I also grumble when I’ve got to pick up the pieces for patients expelled from other buprenorphine practices for doing exactly what people with addiction do – take drugs.
I’ve had multiple patients seek admission to our opioid treatment program after they were “fired’ by these other practices. Now, I know I’ll do a better job than they ever did, but it’s a real pain in the ass to try to find out exactly what went wrong. I’ve been hesitant to believe patients’ versions, since they sound incredible, but so far, my patients have told the absolute truth.
Recently I admitted several patients after they were dismissed from the other practice for misuse of their opioids. These patients had been prescribed buprenorphine by the physician extenders, and were apparently doing well. Then on one visit, the nurse practitioner or physician assistant asked the patient about pain, and after being told some pain did remain, these patients were taken off buprenorphine and prescribed powerful opioids instead.
Even the patients thought this action was odd. These patients said they knew they would relapse, but due to their disease of addiction, were unable to refuse this jackpot of opioids when offered.

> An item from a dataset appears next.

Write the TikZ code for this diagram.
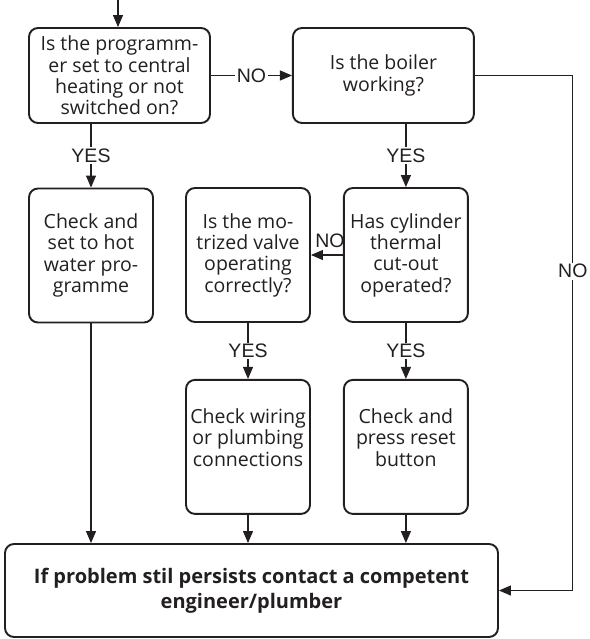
\documentclass[tikz,border=0pt]{standalone}
\usepackage{fontspec}
\setmainfont{Open Sans}
\newfontfamily\labelfont{Liberation Sans}
\usetikzlibrary{arrows.meta,positioning}

\definecolor{ink}{HTML}{231F20}

\tikzset{
  box/.style={draw=ink, text=ink, line width=1.9pt, rounded corners=9pt, align=center, inner sep=0pt,
    font=\fontsize{19.5}{21.3}\selectfont},
  qbox/.style={box, minimum width=181pt, minimum height=95pt},
  sbox/.style={box, minimum width=124pt, minimum height=134pt},
  endbox/.style={box, minimum width=493pt, minimum height=93pt, font=\fontsize{20}{25}\selectfont\bfseries},
  answer/.style={font=\labelfont\fontsize{19.5}{21}\selectfont, text=ink, fill=white, inner sep=1.5pt},
  flow/.style={draw=ink, line width=1.2pt, -{Triangle[length=12pt,width=10pt]}}
}

\begin{document}
\begin{tikzpicture}[x=1pt, y=-1pt]
    \def\dx{81pt}
    \def\dy{56pt}
    \useasboundingbox (0,0) rectangle (589,639);

    % questions on top
    \node[qbox] (prog) at (119.5,75.5) {Is the programm-\\er set to central\\heating or not\\switched on?};
    \node[qbox, right=\dx of prog] (boiler) {Is the boiler\\working?};

    % second row
    \node[sbox] (hotwater) at (91,255.5) {Check and\\set to hot\\water pro-\\gramme};
    \node[sbox] (valve) at (248,255) {Is the mo-\\trized valve\\operating\\correctly?};
    \node[sbox, right=32pt of valve] (cylinder) {Has cylinder\\thermal\\cut-out\\operated?};

    % third row
    \node[sbox, below=\dy of valve, text depth=19pt] (wiring) {Check wiring\\or plumbing\\connections};
    \node[sbox, below=\dy of cylinder, text depth=19pt] (reset) {Check and\\press reset\\button};

    \node[endbox] (final) at (251.5,590.5) {If problem stil persists contact a competent\\engineer/plumber};

    \coordinate (start) at (118,0);
    \draw[flow] (start) -- (prog.north -| start);

    \draw[flow] (prog) -- node[answer] {NO} (boiler);
    \draw[flow] (prog.south -| hotwater) -- node[answer] {YES} (hotwater);
    \draw[flow] (boiler.south -| cylinder) -- node[answer] {YES} (cylinder);
    \draw[flow] (boiler.east) -- ++(98,0) |- node[answer, pos=.19] {NO} (final.east);

    \draw[flow] (cylinder) -- node[answer, above, fill=none, inner sep=1pt, xshift=3pt, yshift=6pt] {NO} (valve);
    \draw[flow] (valve) -- node[answer] {YES} (wiring);
    \draw[flow] (cylinder) -- node[answer] {YES} (reset);

    \draw[flow] (hotwater) -- (hotwater |- final.north);
    \draw[flow] (wiring) -- (wiring |- final.north);
    \draw[flow] (reset) -- (reset |- final.north);
\end{tikzpicture}
\end{document}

Events unfolded in a predictable manner. The patients went back into active addiction, and injected the oxymorphone they were prescribed. They ran out early, and when a pill count was demanded, they of course failed. Dismissed for being a bad patient, the confused patients came to the opioid treatment program where I’m left to try to figure out what the hell has gone on.
Thankfully, the people I’ve seen survived their relapses, and were able to re-stabilize on either buprenorphine or methadone. But I wonder how many other people have had worse outcomes.
Perhaps if buprenorphine prescribers had better education about addiction, such relapses could be avoided. That’s one big downside of ignoring DATA 2000 requirements.